== Work instructions ==
State how many lines contain "diagram", and write nothing except that count.

== Records with drawing code ==
____
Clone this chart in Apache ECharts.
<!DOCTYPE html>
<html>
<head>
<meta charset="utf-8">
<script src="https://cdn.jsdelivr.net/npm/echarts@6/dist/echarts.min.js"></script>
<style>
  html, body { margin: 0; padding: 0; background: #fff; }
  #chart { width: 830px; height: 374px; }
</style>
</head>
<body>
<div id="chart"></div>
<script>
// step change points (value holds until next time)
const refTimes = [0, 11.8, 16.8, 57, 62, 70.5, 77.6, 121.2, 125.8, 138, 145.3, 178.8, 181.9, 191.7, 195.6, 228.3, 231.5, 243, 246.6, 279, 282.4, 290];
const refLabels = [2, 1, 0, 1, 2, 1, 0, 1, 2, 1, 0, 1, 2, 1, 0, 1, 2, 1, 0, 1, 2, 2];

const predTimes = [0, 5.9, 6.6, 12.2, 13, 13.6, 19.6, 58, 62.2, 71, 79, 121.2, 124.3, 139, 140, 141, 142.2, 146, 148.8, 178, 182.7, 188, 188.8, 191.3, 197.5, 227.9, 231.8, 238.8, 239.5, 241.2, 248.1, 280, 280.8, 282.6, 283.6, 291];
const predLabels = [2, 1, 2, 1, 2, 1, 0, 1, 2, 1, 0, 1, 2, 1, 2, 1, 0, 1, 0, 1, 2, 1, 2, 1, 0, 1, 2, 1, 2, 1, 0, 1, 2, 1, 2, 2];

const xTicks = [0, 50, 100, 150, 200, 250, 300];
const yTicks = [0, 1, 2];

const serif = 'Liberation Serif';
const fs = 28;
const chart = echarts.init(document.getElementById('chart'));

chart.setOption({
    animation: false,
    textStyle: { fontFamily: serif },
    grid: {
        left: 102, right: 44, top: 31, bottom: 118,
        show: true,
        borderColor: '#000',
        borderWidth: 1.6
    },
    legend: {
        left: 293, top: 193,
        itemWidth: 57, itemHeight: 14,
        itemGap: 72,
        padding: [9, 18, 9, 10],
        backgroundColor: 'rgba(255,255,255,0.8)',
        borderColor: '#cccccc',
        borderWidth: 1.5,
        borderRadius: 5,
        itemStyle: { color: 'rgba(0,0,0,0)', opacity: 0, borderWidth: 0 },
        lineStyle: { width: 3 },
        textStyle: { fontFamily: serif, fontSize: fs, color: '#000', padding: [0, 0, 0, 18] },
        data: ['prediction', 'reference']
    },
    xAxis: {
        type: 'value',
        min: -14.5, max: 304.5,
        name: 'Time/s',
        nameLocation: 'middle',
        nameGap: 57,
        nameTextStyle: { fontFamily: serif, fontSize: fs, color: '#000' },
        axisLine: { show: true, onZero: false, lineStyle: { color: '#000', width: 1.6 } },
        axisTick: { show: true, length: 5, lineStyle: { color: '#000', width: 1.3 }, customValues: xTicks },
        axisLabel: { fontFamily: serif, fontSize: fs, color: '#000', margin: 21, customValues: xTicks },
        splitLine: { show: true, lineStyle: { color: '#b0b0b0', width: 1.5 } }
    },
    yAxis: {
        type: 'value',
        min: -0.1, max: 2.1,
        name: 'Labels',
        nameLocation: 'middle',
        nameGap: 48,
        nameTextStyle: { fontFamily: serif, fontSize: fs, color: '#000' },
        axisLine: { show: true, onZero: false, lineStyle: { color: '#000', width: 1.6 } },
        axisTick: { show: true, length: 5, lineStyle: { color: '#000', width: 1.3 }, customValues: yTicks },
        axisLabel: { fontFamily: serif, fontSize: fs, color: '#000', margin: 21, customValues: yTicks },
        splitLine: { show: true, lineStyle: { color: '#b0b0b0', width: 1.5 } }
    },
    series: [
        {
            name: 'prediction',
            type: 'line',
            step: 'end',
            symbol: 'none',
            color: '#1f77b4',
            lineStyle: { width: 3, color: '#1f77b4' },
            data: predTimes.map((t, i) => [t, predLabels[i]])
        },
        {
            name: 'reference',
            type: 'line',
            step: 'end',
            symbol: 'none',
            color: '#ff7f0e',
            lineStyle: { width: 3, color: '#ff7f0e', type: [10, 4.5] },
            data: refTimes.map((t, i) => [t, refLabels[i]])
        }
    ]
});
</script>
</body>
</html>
____
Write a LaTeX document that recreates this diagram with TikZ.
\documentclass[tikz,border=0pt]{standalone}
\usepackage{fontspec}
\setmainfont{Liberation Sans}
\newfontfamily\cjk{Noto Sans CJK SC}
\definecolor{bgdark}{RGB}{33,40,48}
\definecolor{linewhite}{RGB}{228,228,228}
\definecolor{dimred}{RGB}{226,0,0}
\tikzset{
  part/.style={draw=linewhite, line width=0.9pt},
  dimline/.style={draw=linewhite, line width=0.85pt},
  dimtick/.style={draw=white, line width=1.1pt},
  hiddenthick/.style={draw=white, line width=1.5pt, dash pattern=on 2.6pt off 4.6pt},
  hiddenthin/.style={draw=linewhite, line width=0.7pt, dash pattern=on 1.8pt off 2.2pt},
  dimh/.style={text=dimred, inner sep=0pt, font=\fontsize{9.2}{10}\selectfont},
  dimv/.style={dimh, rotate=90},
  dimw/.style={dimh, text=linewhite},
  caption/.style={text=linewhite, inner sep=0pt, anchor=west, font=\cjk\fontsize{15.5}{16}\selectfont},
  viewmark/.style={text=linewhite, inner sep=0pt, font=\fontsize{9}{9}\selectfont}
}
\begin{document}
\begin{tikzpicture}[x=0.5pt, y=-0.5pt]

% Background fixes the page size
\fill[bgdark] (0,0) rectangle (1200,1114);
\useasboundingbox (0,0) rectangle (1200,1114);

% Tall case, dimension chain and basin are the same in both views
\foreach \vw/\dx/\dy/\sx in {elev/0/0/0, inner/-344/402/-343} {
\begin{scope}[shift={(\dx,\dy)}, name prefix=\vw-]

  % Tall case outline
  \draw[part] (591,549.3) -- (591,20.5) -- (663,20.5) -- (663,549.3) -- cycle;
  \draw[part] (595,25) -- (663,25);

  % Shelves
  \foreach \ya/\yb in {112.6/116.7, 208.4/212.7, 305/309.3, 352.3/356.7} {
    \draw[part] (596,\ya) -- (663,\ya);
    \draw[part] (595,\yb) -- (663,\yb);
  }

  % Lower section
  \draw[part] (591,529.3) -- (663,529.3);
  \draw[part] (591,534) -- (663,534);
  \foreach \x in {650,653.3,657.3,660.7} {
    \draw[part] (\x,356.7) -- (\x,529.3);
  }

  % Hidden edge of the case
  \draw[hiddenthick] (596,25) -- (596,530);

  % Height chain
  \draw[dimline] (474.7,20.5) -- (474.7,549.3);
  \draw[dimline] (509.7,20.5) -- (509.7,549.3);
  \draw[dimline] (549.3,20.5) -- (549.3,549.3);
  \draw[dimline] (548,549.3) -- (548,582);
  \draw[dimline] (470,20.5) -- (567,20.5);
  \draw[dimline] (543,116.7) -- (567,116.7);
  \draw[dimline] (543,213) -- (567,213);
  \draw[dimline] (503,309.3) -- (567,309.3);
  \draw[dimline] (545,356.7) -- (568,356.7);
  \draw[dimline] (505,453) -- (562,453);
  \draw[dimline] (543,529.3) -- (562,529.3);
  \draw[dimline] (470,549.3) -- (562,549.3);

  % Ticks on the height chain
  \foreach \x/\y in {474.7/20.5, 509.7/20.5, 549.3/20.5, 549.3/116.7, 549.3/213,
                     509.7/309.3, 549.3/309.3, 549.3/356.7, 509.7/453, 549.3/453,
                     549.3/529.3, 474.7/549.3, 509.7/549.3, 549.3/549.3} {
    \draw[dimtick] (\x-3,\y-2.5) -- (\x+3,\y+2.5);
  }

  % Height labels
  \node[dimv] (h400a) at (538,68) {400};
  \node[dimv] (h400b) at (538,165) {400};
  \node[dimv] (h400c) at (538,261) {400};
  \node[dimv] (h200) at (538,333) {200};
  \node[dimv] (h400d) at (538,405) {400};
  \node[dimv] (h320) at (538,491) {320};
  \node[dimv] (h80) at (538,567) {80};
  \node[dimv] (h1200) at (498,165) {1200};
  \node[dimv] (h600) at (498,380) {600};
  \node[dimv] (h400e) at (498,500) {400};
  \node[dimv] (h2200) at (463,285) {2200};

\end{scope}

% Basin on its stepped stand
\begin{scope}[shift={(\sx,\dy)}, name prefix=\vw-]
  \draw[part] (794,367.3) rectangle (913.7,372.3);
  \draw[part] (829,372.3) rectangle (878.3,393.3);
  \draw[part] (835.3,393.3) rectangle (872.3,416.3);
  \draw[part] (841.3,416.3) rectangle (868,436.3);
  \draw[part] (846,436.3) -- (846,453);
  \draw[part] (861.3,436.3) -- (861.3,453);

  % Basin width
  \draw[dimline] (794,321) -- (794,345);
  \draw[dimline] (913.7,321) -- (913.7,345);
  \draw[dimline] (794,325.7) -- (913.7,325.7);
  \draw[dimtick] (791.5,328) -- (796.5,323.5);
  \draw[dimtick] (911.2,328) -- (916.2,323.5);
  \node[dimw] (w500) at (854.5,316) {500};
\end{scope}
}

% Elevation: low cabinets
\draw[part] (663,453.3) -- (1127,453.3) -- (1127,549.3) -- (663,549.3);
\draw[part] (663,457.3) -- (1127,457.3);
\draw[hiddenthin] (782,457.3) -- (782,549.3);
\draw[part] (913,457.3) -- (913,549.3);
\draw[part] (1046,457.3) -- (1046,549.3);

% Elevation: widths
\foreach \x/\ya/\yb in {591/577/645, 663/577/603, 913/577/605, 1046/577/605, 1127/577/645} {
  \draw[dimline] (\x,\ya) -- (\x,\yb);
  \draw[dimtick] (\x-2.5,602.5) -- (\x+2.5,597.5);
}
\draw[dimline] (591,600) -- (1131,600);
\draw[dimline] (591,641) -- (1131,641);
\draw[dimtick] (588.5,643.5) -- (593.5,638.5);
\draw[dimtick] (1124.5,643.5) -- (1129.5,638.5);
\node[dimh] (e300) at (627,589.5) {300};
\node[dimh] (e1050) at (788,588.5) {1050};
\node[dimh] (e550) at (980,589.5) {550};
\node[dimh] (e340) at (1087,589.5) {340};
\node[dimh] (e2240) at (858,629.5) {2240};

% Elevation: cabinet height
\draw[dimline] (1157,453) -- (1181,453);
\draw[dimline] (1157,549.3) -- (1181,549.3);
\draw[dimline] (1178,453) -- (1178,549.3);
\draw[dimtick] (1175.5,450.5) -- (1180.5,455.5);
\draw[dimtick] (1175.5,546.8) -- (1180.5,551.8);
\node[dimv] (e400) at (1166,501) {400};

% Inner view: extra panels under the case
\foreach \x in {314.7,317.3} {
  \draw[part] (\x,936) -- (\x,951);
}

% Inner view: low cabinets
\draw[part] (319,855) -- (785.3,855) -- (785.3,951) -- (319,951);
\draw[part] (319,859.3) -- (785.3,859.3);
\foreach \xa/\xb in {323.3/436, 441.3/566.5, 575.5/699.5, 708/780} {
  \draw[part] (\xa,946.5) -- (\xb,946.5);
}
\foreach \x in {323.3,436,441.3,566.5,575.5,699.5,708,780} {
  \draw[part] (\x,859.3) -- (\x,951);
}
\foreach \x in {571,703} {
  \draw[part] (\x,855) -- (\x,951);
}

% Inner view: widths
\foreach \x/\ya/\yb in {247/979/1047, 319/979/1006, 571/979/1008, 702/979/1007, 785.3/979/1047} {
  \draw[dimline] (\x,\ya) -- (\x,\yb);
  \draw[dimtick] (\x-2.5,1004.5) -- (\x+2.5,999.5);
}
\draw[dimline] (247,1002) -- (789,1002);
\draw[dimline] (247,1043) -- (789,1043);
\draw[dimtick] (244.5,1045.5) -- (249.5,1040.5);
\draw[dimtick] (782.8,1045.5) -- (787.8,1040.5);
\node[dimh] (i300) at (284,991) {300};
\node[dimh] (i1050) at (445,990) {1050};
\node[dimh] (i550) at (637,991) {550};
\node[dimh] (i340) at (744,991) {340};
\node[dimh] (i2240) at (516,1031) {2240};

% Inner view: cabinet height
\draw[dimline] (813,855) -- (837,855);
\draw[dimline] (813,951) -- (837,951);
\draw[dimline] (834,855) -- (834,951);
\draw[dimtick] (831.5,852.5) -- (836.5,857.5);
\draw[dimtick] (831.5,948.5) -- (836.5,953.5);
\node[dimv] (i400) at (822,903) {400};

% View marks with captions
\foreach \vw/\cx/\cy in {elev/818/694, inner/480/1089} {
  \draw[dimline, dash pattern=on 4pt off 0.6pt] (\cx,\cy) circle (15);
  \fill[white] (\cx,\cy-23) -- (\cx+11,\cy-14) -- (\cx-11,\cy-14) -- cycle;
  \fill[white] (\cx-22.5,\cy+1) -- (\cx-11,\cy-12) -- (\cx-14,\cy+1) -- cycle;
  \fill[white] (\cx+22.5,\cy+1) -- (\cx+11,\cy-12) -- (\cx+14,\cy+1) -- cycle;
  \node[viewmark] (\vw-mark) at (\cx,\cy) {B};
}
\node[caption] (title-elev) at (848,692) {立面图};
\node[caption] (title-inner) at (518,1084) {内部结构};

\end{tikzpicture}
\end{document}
____
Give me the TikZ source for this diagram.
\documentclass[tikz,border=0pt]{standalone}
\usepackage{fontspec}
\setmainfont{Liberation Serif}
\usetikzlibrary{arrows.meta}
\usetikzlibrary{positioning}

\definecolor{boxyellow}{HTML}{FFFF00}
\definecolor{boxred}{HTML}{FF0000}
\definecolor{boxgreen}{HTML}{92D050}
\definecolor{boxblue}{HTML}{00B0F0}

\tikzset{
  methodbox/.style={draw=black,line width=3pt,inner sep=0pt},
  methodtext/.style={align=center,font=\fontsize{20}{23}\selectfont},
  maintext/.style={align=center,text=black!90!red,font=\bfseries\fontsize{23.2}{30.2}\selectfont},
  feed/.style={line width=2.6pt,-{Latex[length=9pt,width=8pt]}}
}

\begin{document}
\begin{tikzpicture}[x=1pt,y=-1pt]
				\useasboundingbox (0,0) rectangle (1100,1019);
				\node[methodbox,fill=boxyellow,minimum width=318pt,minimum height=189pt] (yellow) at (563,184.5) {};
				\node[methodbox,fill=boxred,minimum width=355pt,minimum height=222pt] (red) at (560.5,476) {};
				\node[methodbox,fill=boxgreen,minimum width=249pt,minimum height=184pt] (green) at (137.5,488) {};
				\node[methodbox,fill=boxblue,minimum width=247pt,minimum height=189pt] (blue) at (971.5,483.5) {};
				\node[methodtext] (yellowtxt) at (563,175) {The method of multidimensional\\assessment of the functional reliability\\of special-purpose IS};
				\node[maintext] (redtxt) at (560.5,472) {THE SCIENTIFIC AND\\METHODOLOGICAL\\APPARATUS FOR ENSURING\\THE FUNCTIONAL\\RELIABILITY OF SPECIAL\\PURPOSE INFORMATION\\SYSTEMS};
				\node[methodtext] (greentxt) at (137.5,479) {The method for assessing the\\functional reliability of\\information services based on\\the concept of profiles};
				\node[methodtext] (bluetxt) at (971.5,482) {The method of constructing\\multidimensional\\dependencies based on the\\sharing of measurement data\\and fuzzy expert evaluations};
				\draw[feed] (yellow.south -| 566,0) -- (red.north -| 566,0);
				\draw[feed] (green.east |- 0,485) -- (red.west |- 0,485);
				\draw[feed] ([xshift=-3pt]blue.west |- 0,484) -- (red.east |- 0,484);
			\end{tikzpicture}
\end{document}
____
== Solution below ==
2